The word was introduced in many cultures as a result of the Turco-Mongol conquests, and now exists in different forms in various languages: 𐰉𐰍𐰀; Bagatur, Khalkha Mongolian: Баатар, Багатур Bātar, Bagatur; 巴特爾; بهادر; Bağatur, Batur, Bahadır; Богатырь; Багатур Bagatur; ਬਹਾਦੁਰ, ਬਹਾਦਰ (Gurmukhi), بہادر (Shahmukhi); बहादुर; بہادر; بهادر and ბაგატურ.

It is also preserved in the modern Turkic and Mongol languages as Altai Баатыр (Baatïr), Turkish Batur/Bahadır, Tatar and Kazakh Батыр (Batır / Batyr), Uzbek Batyr and Mongolian Baatar (as in Ulaanbaatar). In 1928, a Russian-Tatar silent film, dedicated to the Pugachev rebellion, carried the name Bulat-Batyr.

It is the origin of a number of terms and names, such as Bahadur (in Persian, South Asian Muslim, Sikh, Hindu and other cultures), Bahadır (a popular male name in Turkey), Baturu, Bey, Mete, Metehan, Богатырь, Bohater, Bátor, among others.

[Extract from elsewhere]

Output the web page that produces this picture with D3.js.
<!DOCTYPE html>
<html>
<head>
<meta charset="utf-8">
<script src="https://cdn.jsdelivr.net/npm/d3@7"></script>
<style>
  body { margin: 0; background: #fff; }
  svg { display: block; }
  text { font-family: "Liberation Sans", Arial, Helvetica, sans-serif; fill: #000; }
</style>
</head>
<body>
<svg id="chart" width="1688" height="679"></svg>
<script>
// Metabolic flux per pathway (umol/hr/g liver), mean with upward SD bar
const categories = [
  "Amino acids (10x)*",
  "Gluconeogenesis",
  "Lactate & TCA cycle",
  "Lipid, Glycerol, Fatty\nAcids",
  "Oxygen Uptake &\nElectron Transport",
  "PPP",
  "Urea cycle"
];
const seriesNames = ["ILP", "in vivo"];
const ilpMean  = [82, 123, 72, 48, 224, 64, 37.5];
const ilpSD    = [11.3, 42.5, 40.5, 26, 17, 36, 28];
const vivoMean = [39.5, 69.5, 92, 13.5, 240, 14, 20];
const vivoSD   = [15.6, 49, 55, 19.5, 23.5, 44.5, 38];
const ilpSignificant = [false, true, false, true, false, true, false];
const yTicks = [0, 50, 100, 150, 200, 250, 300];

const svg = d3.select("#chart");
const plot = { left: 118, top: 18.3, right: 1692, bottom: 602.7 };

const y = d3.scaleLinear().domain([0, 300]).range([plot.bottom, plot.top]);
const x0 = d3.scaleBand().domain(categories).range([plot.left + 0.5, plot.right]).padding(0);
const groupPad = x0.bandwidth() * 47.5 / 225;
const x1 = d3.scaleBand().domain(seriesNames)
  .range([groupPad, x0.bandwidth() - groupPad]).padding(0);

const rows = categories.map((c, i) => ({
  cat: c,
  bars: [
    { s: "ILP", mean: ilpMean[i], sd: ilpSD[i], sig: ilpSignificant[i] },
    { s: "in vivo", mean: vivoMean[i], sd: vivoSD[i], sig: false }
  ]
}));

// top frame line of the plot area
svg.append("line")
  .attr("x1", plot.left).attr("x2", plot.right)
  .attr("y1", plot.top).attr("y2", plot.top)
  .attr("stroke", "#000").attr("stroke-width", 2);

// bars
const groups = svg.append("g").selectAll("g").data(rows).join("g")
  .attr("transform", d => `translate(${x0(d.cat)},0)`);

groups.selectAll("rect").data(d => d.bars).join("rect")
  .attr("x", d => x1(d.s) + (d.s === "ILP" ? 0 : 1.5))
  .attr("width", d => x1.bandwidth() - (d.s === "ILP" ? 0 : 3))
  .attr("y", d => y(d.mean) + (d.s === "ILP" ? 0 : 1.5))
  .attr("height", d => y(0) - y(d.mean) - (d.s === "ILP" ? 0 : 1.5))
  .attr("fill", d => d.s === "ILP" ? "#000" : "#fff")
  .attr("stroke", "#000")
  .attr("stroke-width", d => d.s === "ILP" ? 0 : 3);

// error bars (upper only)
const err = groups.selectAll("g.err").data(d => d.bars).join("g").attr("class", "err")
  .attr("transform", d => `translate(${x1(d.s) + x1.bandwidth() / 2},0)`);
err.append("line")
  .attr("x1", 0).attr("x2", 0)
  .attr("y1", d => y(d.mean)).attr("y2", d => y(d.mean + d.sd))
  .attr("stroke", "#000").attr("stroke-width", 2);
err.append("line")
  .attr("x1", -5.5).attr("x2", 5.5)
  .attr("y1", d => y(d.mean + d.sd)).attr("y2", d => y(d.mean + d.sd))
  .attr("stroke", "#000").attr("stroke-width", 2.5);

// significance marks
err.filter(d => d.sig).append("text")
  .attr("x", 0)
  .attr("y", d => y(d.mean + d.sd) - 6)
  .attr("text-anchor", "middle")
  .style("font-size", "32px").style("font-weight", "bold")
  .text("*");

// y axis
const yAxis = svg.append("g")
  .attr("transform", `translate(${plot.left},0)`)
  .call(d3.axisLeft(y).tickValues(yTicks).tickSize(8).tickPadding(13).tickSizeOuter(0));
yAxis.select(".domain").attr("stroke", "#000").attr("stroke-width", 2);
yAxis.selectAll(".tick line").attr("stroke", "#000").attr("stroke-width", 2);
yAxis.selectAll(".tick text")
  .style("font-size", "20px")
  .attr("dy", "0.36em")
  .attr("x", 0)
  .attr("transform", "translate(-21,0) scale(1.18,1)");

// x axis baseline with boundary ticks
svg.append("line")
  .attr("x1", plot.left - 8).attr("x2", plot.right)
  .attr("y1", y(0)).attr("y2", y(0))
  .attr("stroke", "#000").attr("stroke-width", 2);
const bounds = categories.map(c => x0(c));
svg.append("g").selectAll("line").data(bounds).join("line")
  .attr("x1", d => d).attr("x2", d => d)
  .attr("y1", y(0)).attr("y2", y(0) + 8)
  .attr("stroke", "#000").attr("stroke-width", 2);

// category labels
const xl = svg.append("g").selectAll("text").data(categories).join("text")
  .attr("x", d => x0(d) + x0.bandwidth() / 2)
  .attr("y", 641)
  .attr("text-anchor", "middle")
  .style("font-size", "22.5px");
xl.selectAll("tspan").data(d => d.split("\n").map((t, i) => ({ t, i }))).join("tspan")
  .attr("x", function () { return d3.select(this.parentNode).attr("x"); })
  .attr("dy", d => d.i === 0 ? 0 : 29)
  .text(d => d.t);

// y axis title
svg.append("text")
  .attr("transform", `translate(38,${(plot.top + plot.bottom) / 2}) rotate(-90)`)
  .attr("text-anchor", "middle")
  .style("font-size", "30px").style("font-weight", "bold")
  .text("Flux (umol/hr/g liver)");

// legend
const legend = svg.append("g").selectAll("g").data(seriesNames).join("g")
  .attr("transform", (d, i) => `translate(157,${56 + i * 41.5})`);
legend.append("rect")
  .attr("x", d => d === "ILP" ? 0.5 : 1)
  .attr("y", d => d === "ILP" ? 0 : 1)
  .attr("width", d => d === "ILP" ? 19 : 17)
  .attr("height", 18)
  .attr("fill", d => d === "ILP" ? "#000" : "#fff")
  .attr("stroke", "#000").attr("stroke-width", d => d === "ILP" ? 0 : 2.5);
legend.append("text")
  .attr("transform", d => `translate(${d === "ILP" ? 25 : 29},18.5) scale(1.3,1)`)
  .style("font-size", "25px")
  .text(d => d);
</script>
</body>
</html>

==Titles Incorporating Bahadur==
Bahadur was often included in titles in Mughal Empire and later during the British Raj to signify a higher level of honor above the title without the word. For example:
- Nawab Bahadur and Khan Bahadur, a title of honour bestowed during Mughal Empire and later during British Raj.
- Rai Bahadur or Rao Bahadur, a title of honour bestowed during British rule in India
- Sawai Bahadur, used as a title for rulers of Kutch. See individuals below.
- Informally used to upgrade a title or title of address (often sarcastically) in South Asia. For example Sahab Bahadur (see, for example, the movie Saheb Bahadur); Company Bahadur (for the East India Company); Angrez Bahadur (for the British Raj); and so on.

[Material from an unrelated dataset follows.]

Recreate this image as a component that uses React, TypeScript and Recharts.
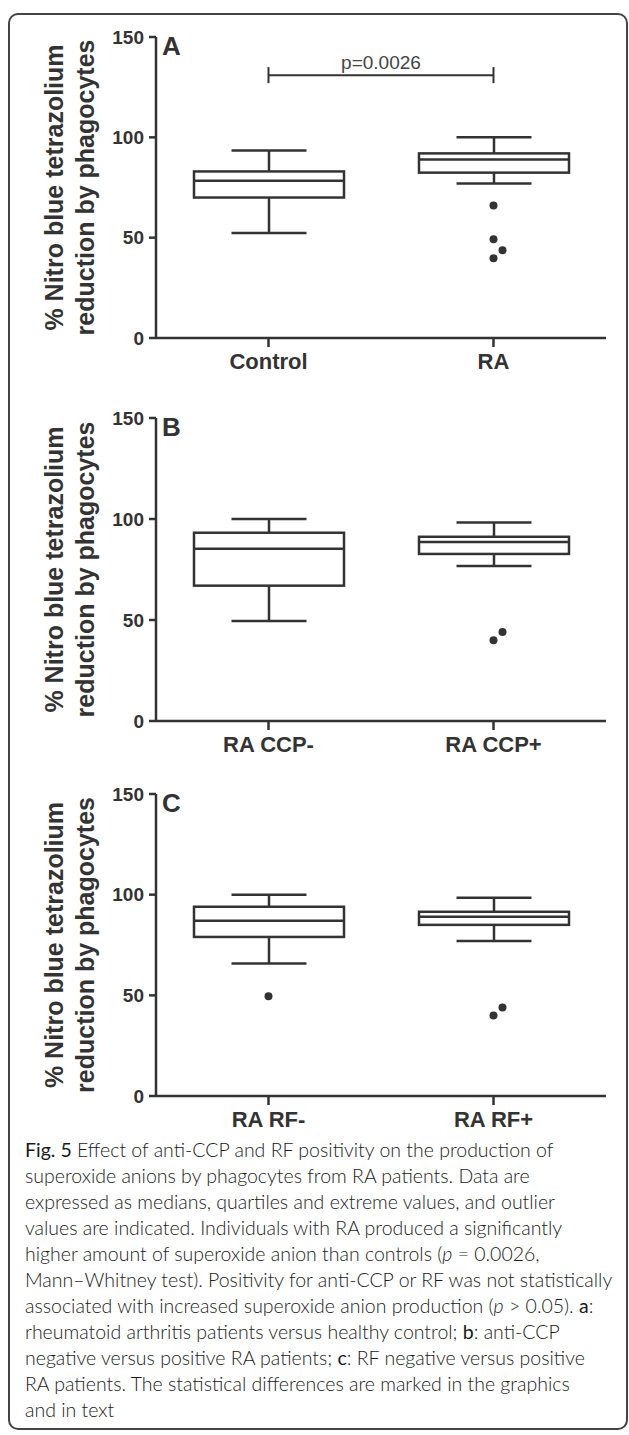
import React from "react";
import { Bar, ComposedChart, Label, ReferenceLine, Scatter, XAxis, YAxis } from "recharts";

// values (% NBT reduction)
const Y_TICKS = [0, 50, 100, 150];

const A_GROUPS = ["Control", "RA"];
const A_LOW = [52.3, 77];
const A_Q1 = [70, 82.4];
const A_MED = [78.4, 89];
const A_Q3 = [83, 92];
const A_HIGH = [93.5, 100];
const A_OUTLIERS = [[], [66, 49.2, 43.7, 39.7]];

const B_GROUPS = ["RA CCP-", "RA CCP+"];
const B_LOW = [49.5, 76.7];
const B_Q1 = [67, 82.7];
const B_MED = [85.3, 88.6];
const B_Q3 = [93.2, 91.2];
const B_HIGH = [100, 98.3];
const B_OUTLIERS = [[], [40, 44]];

const C_GROUPS = ["RA RF-", "RA RF+"];
const C_LOW = [65.8, 77];
const C_Q1 = [79, 85];
const C_MED = [87, 89];
const C_Q3 = [94, 91.5];
const C_HIGH = [100, 98.5];
const C_OUTLIERS = [[49.6], [40, 44]];

const P_VALUE = "p=0.0026";
const P_LEVEL = 131;

const INK = "#333";
const FONT = "'Liberation Sans', Arial, Helvetica, sans-serif";

// Prism-style: lowest outlier sits on the centre line, a close neighbour gets pushed sideways
function dodge(values: number[]) {
  const sorted = [...values].sort((a, b) => a - b);
  const placed: number[] = [];
  return sorted.map((v) => {
    const hit = placed.some((p) => Math.abs(p - v) < 6);
    if (!hit) placed.push(v);
    return { value: v, dodge: hit };
  });
}

function BoxShape(props: any) {
  const { x, y, width, height, payload } = props;
  const { lo, hi, q1, med, q3 } = payload;
  const pxLo = y + height;
  const px = (v: number) => pxLo + ((y - pxLo) * (v - lo)) / (hi - lo);
  const cx = x + width / 2;
  const cap = width / 4;
  const sw = 2.5;
  return (
    <g stroke={INK} strokeWidth={sw} fill="none">
      <line x1={cx} x2={cx} y1={px(hi)} y2={px(q3)} />
      <line x1={cx} x2={cx} y1={px(q1)} y2={px(lo)} />
      <line x1={cx - cap} x2={cx + cap} y1={px(hi)} y2={px(hi)} />
      <line x1={cx - cap} x2={cx + cap} y1={px(lo)} y2={px(lo)} />
      <rect x={x} y={px(q3)} width={width} height={px(q1) - px(q3)} fill="#fff" />
      <line x1={x} x2={x + width} y1={px(med)} y2={px(med)} />
    </g>
  );
}

function OutlierDot(props: any) {
  const { cx, cy, payload } = props;
  if (cx == null || cy == null) return null;
  return <circle cx={cx + (payload.dodge ? 9 : 0)} cy={cy} r={4} fill={INK} />;
}

function YLabel(props: any) {
  const vb = props.viewBox || {};
  const cy = vb.y + vb.height / 2;
  const common = {
    textAnchor: "middle" as const,
    fill: INK,
    fontFamily: FONT,
    fontWeight: 700,
    fontSize: 25,
  };
  return (
    <g>
      <text x={63} y={cy} transform={`rotate(-90, 63, ${cy})`} {...common}>
        % Nitro blue tetrazolium
      </text>
      <text x={94} y={cy} transform={`rotate(-90, 94, ${cy})`} {...common}>
        reduction by phagocytes
      </text>
    </g>
  );
}

type PanelProps = {
  letter: string;
  groups: string[];
  low: number[];
  q1: number[];
  med: number[];
  q3: number[];
  high: number[];
  outliers: number[][];
  top: number;
  plotHeight: number;
  pValue?: string;
};

function Panel({ letter, groups, low, q1, med, q3, high, outliers, top, plotHeight, pValue }: PanelProps) {
  const rows = groups.map((g, i) => ({
    name: g,
    range: [low[i], high[i]],
    lo: low[i],
    q1: q1[i],
    med: med[i],
    q3: q3[i],
    hi: high[i],
  }));
  const pts = groups.flatMap((g, i) =>
    dodge(outliers[i]).map((o) => ({ name: g, value: o.value, dodge: o.dodge }))
  );
  const marginTop = 37;
  const axisH = 46;
  return (
    <div style={{ position: "absolute", left: 0, top }}>
      <ComposedChart
        width={629}
        height={marginTop + plotHeight + axisH}
        data={rows}
        margin={{ top: marginTop, right: 23, bottom: 0, left: 0 }}
      >
        <XAxis
          dataKey="name"
          allowDuplicatedCategory={false}
          height={axisH}
          axisLine={{ stroke: INK, strokeWidth: 2.5 }}
          tickLine={{ stroke: INK, strokeWidth: 2.5 }}
          tickSize={9}
          tickMargin={6}
          tick={{ fill: INK, fontSize: 22, fontWeight: 700, fontFamily: FONT }}
        />
        <YAxis
          type="number"
          domain={[0, 150]}
          ticks={Y_TICKS}
          width={156}
          axisLine={{ stroke: INK, strokeWidth: 2.5 }}
          tickLine={{ stroke: INK, strokeWidth: 2.5 }}
          tickSize={7}
          tickMargin={5}
          tick={{ fill: INK, fontSize: 19, fontWeight: 700, fontFamily: FONT }}
        >
          <Label content={<YLabel />} />
        </YAxis>
        <Bar dataKey="range" barSize={150} shape={<BoxShape />} isAnimationActive={false} />
        <Scatter data={pts} dataKey="value" shape={<OutlierDot />} isAnimationActive={false} />
        {pValue && (
          <ReferenceLine
            segment={[
              { x: groups[0], y: P_LEVEL },
              { x: groups[1], y: P_LEVEL },
            ]}
            stroke={INK}
            strokeWidth={2}
            ifOverflow="visible"
          >
            <Label
              value={pValue}
              position="top"
              offset={6}
              fill="#444"
              fontSize={19}
              fontFamily={FONT}
            />
          </ReferenceLine>
        )}
        {pValue &&
          groups.map((g) => (
            <ReferenceLine
              key={g}
              segment={[
                { x: g, y: P_LEVEL - 4 },
                { x: g, y: P_LEVEL + 4 },
              ]}
              stroke={INK}
              strokeWidth={2}
              ifOverflow="visible"
            />
          ))}
      </ComposedChart>
      <div
        style={{
          position: "absolute",
          left: 162,
          top: 33,
          fontFamily: FONT,
          fontWeight: 700,
          fontSize: 26,
          lineHeight: "26px",
          color: INK,
        }}
      >
        {letter}
      </div>
    </div>
  );
}

const CAPTION_LINES: React.ReactNode[] = [
  <>
    <b>Fig. 5</b> Effect of anti-CCP and RF positivity on the production of
  </>,
  "superoxide anions by phagocytes from RA patients. Data are",
  "expressed as medians, quartiles and extreme values, and outlier",
  "values are indicated. Individuals with RA produced a significantly",
  <>
    higher amount of superoxide anion than controls (<i>p</i> = 0.0026,
  </>,
  "Mann–Whitney test). Positivity for anti-CCP or RF was not statistically",
  <>
    associated with increased superoxide anion production (<i>p</i> &gt; 0.05). <b>a</b>:
  </>,
  <>
    rheumatoid arthritis patients versus healthy control; <b>b</b>: anti-CCP
  </>,
  <>
    negative versus positive RA patients; <b>c</b>: RF negative versus positive
  </>,
  "RA patients. The statistical differences are marked in the graphics",
  "and in text",
];

export default function App() {
  return (
    <div style={{ position: "relative", width: 629, height: 1435, background: "#fff", overflow: "hidden" }}>
      <style>{`body{margin:0}`}</style>
      <div
        style={{
          position: "absolute",
          left: 8,
          top: 13,
          width: 620,
          height: 1417,
          boxSizing: "border-box",
          border: "2px solid #444",
          borderRadius: 10,
        }}
      />
      <Panel
        letter="A"
        groups={A_GROUPS}
        low={A_LOW}
        q1={A_Q1}
        med={A_MED}
        q3={A_Q3}
        high={A_HIGH}
        outliers={A_OUTLIERS}
        top={0}
        plotHeight={301}
        pValue={P_VALUE}
      />
      <Panel
        letter="B"
        groups={B_GROUPS}
        low={B_LOW}
        q1={B_Q1}
        med={B_MED}
        q3={B_Q3}
        high={B_HIGH}
        outliers={B_OUTLIERS}
        top={381}
        plotHeight={303}
      />
      <Panel
        letter="C"
        groups={C_GROUPS}
        low={C_LOW}
        q1={C_Q1}
        med={C_MED}
        q3={C_Q3}
        high={C_HIGH}
        outliers={C_OUTLIERS}
        top={757}
        plotHeight={302}
      />
      <div
        style={{
          position: "absolute",
          left: 25,
          top: 1137,
          fontFamily: "Lato, 'Open Sans', sans-serif",
          fontWeight: 300,
          fontSize: 19.5,
          lineHeight: "26px",
          color: "#1a1a1a",
          whiteSpace: "nowrap",
        }}
      >
        {CAPTION_LINES.map((l, i) => (
          <div key={i}>{l}</div>
        ))}
      </div>
    </div>
  );
}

==List of individuals with this title==
The term Baghatur and its variants – Bahadur, Bagatur, or Baghadur, was adopted by the following historical individuals:
- Modu Chanyu, the founding chanyu of the Xiongnu empire.
- Tonyukuk, military commander of Second Turkic Khaganate.
- Bagatur Bagaina Sevar, 6th century commander in First Bulgarian Empire
- Alogobotur, 10th century commander in the First Bulgarian Empire
- Habich Baghatur, a tribal Khan of Borjigin and son of the founder of Borijigid Clan Bodonchar Khan
- Bartan Bagatur, the Borjigin prince and grandfather of Genghis Khan
- Yesugei, the father of Genghis Khan, is called Yesugei Baghatur
- The Mongol general Subutai is referred to in the Secret History of the Mongols as baghatur.
- Il khan Abu Sa'id Bahadur Khan took the title Ba'atur after his name for his victory over the rebellion of the Mongol Keraits in Iran.
- Bayan of the Merkid, the Grand councillor of the Yuan dynasty, was awarded Baghatur for his merit during the Ogedeid-Yuan conflict.
- Two Mughal emperors used the regnal name Bahadur Shah: Bahadur Shah I (also called Shah Alam I), and Bahadur Shah II, more commonly referred to as Bahadur Shah Zafar, incorporating his takhallus, or pen name as a poet.
- Banda Singh Bahadur, Sikh warrior and general
- Altani, relative of Genghis Khan
- Stephen Báthory (1533–1586), Prince of Transylvania, and King of Poland and Grand Duke of Lithuania.
- Erdeni Batur, founder of the Dzungar Khanate.
- Abu al-Ghazi Bahadur, ruler of the Khanate of Khiva, had the title of Bahadur Khan. He wrote the famous epic of the Mongols called the genealogical tree of the Mongols (or General history of Tatars).
- Bahadur Shah, Chautaria & Prince Regent of Nepal from 31 August 1778 to 20 June 1779.
- Shree Tin Jung Bahadur Rana, Founder of the Rana Dynasty, 1st Maharaja of Lamjung and Kaski, Prime Minister and the de facto ruler of Nepal from 15 September 1846 to 1 August 1856 and again from 28 June 1857 to 25 February 1877.
- Khengarji III, was the first ruler of Kutch to be given title of Sawai Bahadur.
- Vijayarajaji, ruler of Kutch, used Bahadur as a hereditary title.
- Madansinhji, ruler of Kutch, used Bahadur as a hereditary title.
- Field Marshal Sam Manekshaw, the second Indian soldier to be so honored, was known as "Sam Bahadur."
- Damdin Sükhbaatar, was a founding member of the Mongolian People's Party and leader of the Mongolian partisan army that liberated Khüree during the Mongolian Revolution of 1921. Enshrined as the "Father of Mongolia's Revolution", he is remembered as one of the most important figures in Mongolia's struggle for independence.